The Wall Street Journal
August 26, 2016
VW Fixes For Diesel Cars Will Fall Short
By Sara Randazzo, Aruna Viswanatha and William Boston
August 26, 2016
VW Fixes For Diesel Cars Will Fall Short
By Sara Randazzo, Aruna Viswanatha and William Boston
Most of Volkswagen AG’s diesel-powered vehicles on U.S. roads can’t be retrofitted to fully comply with air-pollution regulations, though its larger vehicles likely can, an attorney for the company said Thursday. Robert Giuffra also told a U.S. court that Volkswagen is close to offering regulators a fix for the larger vehicles, which he said have better emissions controls than the roughly 475,000 2-liter vehicles covered by a $15 billion settlement reached in June.
“We weren’t able to fix the 2-liter cars to the standards to which they were originally certified,” Mr. Giuffra told a San Francisco judge.
Under the June deal with regulators and consumers, drivers of 2-liter vehicles such as Jettas, Passats and other cars dating to the 2009 model year will receive compensation and have a choice between selling back their cars or accepting a repair. Larger vehicles with 3-liter engines weren’t part of the earlier offer. Volkswagen likely will conduct a recall on those vehicles.

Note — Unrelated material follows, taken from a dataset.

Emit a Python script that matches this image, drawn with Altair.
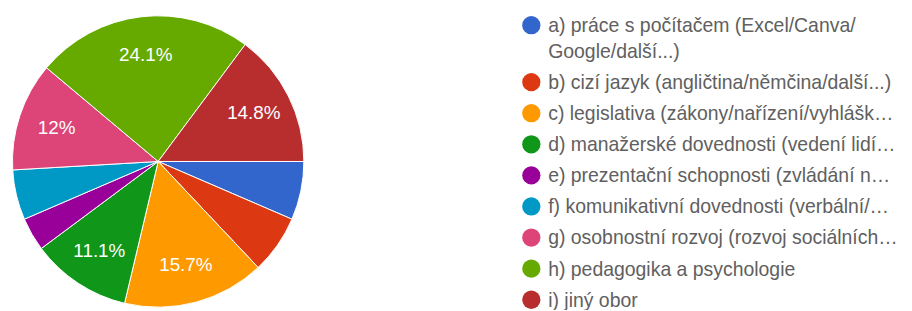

In the proposed agreement for the smaller cars, regulators at the U.S. Environmental Protection Agency and California Air Resources Board accepted that the vehicles—which emit up to 40 times the legal limit of nitrogen oxides—won’t meet the standards to which they originally were certified. CARB estimates that a fix will lower excess emissions by between 80% and 90%.
Nearly a year ago Volkswagen acknowledged it installed devices in some 11 million diesel vehicles world-wide that enabled the cars to cheat emissions tests.
Mr. Giuffra said for some 3-liter vehicles, the fix could be as simple as a half-hour software update. Others, especially earlier models, will involve upgrades to catalytic converters, sensors, and other steps. “We are literally talking about 2 million lines of code,” he told the court.